WHAT YOU ARE ASKED TO DO:
Nothing after the line with "import plotly.graph_objects as go" belongs in the copy; extract the lines below from the top through that line, pictures left out.
##########
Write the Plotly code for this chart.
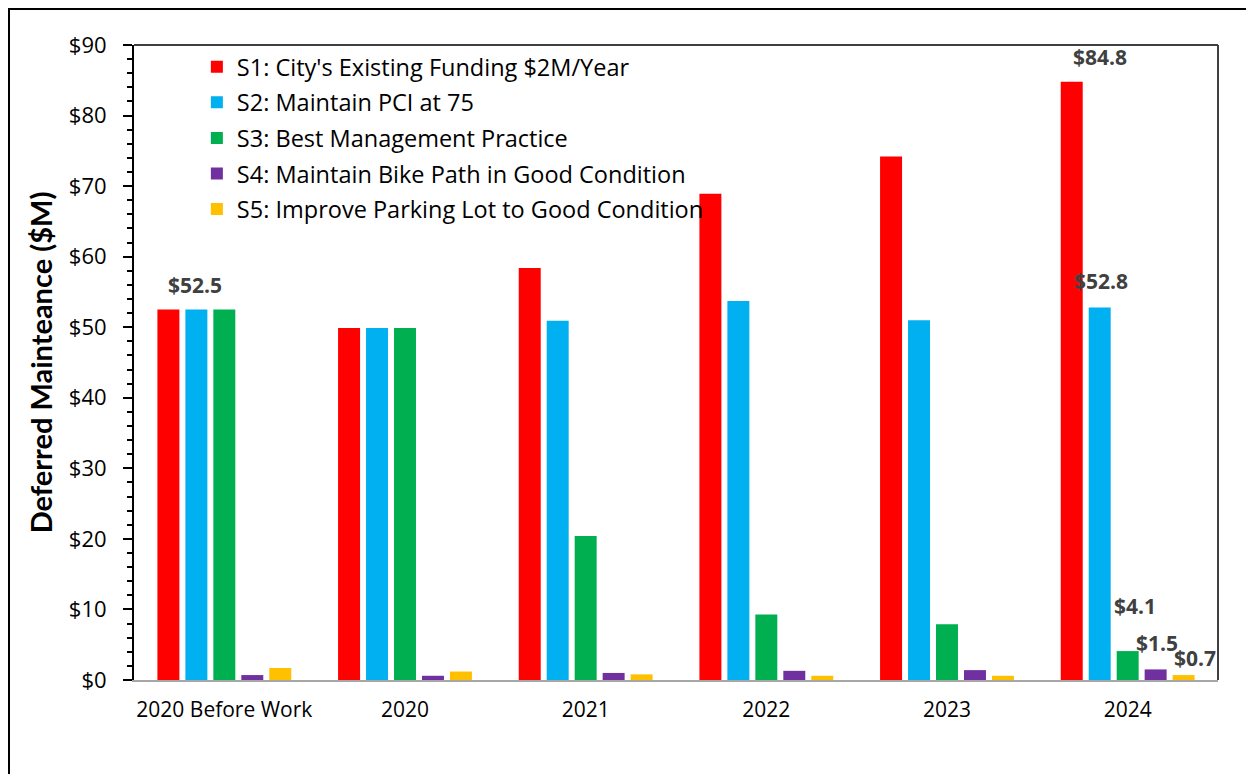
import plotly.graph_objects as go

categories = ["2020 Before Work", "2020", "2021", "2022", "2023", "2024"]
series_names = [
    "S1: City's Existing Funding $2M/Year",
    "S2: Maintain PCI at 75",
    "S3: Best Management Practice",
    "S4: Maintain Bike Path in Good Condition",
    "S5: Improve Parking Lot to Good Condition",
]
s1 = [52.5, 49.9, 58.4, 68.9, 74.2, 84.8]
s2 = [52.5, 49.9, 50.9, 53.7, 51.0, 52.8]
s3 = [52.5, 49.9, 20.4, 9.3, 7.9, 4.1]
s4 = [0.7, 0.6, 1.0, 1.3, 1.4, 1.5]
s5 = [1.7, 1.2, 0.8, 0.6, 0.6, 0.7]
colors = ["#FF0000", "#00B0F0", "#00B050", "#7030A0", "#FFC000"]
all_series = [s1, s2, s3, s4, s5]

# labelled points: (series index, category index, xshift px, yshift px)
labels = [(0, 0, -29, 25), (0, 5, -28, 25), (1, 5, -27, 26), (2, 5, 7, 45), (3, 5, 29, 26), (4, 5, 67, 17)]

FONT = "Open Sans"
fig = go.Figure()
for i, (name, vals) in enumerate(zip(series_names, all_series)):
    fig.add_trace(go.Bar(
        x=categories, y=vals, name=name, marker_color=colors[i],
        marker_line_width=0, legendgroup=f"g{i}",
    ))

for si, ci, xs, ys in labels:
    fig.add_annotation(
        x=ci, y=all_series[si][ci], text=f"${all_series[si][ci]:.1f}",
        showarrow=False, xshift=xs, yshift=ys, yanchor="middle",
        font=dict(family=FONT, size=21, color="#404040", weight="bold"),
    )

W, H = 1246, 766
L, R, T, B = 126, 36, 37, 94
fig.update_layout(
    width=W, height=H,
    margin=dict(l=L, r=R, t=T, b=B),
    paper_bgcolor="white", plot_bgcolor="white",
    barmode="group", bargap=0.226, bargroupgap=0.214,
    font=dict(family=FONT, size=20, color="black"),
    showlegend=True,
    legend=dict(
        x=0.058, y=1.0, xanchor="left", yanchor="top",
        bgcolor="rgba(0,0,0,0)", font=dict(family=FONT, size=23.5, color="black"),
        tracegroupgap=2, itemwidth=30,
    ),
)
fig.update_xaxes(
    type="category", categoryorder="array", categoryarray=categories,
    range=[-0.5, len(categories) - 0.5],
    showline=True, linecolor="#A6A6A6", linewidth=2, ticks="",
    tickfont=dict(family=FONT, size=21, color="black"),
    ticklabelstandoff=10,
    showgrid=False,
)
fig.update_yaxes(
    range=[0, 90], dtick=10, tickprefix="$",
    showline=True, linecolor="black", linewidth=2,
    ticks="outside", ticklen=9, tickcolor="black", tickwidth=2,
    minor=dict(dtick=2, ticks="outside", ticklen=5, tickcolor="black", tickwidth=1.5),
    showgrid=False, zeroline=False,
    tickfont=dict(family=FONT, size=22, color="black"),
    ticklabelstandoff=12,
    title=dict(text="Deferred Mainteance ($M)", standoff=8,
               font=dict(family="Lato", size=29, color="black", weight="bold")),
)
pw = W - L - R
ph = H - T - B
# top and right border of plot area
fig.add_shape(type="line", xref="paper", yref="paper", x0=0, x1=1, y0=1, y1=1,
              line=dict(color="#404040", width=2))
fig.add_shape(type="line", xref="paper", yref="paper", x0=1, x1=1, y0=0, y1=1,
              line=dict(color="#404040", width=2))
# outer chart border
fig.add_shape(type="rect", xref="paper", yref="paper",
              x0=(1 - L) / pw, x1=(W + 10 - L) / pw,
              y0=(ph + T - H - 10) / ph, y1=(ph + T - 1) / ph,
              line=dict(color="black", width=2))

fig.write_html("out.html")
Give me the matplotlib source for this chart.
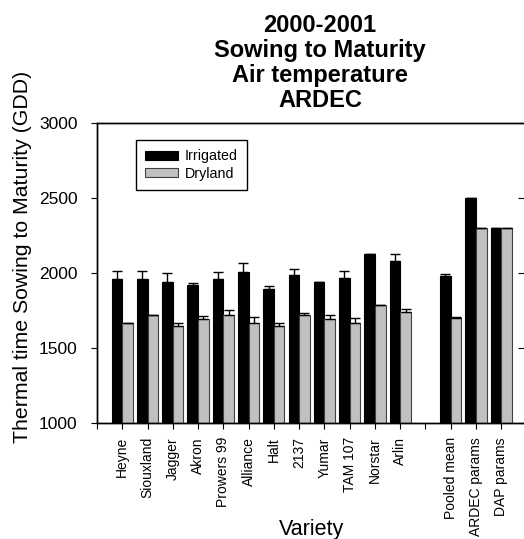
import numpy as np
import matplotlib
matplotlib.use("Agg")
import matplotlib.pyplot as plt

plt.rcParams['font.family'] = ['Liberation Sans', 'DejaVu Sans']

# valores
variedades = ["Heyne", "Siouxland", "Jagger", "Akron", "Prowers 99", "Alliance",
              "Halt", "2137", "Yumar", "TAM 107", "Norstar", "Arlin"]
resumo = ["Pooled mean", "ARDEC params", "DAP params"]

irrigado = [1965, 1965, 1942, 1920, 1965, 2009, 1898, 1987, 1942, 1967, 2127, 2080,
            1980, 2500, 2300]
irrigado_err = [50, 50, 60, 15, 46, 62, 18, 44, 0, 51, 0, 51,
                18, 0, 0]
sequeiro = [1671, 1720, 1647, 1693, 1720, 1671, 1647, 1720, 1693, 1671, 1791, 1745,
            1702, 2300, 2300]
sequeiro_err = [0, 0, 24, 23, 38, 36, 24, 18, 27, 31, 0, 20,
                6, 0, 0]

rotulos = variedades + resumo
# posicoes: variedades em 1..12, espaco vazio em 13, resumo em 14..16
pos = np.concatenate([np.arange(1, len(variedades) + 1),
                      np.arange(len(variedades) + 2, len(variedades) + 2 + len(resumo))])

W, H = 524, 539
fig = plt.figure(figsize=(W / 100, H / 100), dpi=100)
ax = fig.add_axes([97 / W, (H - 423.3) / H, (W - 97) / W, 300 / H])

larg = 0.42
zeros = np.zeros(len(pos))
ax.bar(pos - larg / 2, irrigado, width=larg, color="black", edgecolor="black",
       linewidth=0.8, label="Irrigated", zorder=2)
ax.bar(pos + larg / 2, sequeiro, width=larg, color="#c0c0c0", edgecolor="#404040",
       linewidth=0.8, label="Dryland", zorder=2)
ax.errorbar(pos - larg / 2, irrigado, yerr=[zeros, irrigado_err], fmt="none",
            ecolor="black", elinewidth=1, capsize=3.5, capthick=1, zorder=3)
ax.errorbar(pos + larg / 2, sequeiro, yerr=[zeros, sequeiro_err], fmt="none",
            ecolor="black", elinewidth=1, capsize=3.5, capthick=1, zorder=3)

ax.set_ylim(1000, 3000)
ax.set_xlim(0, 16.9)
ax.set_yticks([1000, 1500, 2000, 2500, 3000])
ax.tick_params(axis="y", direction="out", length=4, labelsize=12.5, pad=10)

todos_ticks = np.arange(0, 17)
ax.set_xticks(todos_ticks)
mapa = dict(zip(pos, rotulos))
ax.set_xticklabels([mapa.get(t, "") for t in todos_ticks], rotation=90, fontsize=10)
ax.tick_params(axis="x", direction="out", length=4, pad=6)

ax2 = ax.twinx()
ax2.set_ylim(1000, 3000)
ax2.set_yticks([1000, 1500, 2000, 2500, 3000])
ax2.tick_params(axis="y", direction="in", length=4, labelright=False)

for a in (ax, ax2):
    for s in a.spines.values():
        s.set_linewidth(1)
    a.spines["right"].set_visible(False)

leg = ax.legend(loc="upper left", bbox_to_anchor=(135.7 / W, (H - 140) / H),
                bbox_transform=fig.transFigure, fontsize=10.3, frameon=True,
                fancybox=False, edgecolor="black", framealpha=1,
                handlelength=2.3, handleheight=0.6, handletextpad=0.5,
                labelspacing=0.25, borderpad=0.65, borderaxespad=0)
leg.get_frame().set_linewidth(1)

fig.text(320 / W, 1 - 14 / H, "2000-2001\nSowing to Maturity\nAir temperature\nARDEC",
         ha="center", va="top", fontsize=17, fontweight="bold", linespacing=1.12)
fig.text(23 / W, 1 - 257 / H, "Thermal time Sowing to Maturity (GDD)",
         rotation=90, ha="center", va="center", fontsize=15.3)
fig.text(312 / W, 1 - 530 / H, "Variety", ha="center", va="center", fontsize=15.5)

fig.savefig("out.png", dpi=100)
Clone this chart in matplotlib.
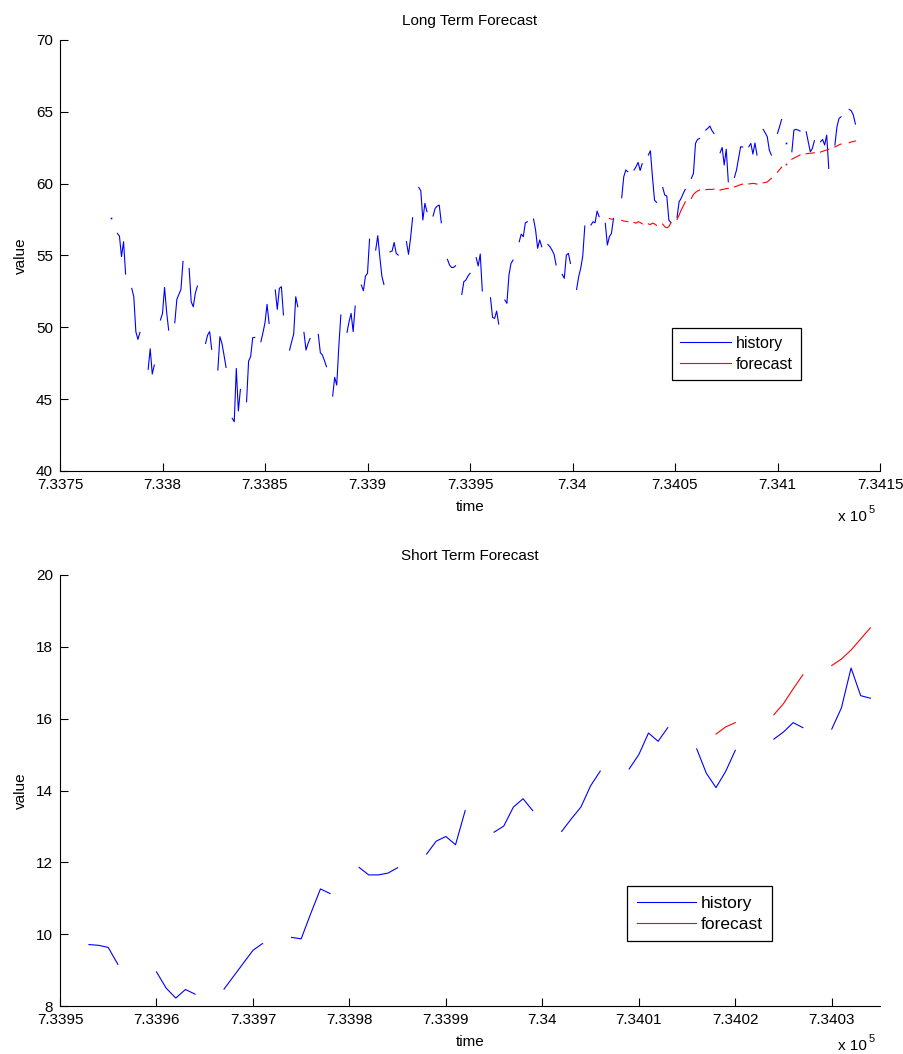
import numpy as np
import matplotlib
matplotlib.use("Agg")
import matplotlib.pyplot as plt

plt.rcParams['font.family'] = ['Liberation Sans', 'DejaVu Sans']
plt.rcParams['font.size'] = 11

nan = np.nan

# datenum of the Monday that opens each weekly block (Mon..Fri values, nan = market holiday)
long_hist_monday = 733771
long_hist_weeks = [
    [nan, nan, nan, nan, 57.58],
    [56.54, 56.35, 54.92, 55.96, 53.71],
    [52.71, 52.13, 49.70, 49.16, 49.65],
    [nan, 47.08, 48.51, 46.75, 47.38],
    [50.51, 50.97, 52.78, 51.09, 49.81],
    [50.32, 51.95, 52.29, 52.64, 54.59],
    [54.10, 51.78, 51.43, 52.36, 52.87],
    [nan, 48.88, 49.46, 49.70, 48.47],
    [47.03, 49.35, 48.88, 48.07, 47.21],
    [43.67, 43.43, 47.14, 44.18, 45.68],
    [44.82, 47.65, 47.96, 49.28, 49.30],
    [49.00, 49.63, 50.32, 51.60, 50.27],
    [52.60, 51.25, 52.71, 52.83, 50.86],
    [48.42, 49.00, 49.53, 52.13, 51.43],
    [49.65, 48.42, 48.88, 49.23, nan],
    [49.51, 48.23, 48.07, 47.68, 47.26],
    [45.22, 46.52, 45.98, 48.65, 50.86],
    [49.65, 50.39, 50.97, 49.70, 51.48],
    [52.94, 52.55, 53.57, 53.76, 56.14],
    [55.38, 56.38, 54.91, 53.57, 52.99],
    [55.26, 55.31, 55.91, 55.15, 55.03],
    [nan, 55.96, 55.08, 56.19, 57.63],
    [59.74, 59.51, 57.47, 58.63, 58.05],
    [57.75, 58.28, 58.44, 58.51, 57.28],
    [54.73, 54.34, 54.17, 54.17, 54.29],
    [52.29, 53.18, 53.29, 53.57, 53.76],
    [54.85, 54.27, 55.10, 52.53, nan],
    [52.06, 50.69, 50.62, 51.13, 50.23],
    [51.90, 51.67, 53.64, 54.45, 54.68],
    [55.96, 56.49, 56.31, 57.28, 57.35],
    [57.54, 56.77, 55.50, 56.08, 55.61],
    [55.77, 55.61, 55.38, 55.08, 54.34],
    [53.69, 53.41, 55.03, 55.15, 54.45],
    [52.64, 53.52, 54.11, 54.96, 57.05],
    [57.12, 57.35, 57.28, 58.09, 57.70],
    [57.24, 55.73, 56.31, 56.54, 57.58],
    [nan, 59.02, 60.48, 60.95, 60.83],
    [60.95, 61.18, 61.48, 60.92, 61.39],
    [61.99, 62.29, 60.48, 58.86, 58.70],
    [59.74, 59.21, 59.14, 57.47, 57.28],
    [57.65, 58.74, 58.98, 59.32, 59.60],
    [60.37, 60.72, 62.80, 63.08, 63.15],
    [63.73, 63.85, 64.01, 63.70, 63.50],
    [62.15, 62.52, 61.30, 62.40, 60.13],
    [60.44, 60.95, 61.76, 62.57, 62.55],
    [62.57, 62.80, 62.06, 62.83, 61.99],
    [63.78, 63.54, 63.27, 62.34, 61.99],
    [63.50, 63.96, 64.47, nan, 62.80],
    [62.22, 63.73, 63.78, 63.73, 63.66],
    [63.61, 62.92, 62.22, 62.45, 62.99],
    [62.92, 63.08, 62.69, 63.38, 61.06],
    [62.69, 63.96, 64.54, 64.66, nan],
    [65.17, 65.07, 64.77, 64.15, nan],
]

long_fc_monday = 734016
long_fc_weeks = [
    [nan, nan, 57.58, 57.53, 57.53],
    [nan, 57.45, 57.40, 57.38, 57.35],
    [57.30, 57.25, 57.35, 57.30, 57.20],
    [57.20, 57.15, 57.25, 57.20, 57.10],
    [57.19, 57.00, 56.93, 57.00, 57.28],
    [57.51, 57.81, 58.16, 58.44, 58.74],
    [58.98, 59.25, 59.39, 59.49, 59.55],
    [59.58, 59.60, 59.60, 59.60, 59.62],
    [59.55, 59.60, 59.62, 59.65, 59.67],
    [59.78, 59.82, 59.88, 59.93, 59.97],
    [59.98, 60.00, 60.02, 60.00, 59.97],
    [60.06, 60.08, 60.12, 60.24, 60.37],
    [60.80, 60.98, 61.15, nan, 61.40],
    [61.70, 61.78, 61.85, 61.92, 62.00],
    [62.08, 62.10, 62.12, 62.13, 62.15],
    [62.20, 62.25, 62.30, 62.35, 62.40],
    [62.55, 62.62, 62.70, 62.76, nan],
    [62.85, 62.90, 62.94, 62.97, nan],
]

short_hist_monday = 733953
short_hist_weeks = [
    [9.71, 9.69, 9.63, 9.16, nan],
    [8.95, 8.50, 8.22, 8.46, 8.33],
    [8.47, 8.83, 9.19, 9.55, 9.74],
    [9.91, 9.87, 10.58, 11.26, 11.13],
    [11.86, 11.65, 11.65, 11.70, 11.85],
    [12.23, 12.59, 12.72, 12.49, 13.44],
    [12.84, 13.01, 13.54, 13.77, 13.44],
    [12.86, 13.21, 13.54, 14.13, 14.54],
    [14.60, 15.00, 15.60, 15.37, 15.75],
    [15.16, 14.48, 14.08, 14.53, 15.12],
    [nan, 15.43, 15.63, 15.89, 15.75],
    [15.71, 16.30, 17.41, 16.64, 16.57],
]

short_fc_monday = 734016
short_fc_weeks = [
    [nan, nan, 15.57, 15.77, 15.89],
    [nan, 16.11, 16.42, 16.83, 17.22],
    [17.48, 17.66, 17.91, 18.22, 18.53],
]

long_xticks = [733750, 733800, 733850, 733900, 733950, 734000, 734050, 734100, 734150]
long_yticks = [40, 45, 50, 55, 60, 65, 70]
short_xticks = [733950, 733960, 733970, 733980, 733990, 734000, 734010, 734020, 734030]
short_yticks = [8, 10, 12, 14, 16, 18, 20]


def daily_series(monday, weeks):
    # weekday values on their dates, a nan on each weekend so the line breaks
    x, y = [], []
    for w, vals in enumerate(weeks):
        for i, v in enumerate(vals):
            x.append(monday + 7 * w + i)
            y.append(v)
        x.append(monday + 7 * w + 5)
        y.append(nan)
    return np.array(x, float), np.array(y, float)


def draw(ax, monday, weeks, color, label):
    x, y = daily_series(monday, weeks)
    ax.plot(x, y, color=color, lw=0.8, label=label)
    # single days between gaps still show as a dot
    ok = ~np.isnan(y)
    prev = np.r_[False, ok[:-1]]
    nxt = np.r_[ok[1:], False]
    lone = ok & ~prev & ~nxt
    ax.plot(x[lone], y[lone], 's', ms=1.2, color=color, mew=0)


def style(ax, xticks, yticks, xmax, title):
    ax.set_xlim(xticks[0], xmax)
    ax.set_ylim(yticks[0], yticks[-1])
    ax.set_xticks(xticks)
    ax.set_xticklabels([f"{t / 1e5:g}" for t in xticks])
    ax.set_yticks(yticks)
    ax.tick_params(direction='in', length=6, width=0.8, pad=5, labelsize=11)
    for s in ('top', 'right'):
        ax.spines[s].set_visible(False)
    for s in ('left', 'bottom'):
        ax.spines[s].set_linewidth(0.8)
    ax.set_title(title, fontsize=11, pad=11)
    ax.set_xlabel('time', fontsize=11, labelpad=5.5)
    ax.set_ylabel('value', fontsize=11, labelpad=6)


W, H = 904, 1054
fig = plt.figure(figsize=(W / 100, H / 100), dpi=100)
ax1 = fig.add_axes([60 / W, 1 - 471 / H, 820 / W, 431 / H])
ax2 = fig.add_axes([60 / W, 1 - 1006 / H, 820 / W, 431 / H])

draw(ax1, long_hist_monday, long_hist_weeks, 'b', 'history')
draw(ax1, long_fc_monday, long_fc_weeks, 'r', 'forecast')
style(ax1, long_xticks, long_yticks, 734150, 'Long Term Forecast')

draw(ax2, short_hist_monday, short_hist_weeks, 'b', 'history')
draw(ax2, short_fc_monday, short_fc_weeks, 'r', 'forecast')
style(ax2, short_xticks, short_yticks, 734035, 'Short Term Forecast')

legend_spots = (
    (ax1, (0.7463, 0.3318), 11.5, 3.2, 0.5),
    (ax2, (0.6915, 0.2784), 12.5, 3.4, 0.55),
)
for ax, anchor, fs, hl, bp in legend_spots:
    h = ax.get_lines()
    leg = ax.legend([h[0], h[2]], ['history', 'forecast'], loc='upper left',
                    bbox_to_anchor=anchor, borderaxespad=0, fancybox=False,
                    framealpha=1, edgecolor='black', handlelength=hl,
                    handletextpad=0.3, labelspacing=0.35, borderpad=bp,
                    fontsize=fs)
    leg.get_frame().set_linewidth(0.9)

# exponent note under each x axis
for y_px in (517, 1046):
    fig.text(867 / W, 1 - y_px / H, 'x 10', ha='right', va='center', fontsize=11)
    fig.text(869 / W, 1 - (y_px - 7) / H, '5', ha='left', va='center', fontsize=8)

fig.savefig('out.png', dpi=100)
##########
ANSWER FOR THIS EXERCISE:
Write the Plotly code for this chart.
import plotly.graph_objects as go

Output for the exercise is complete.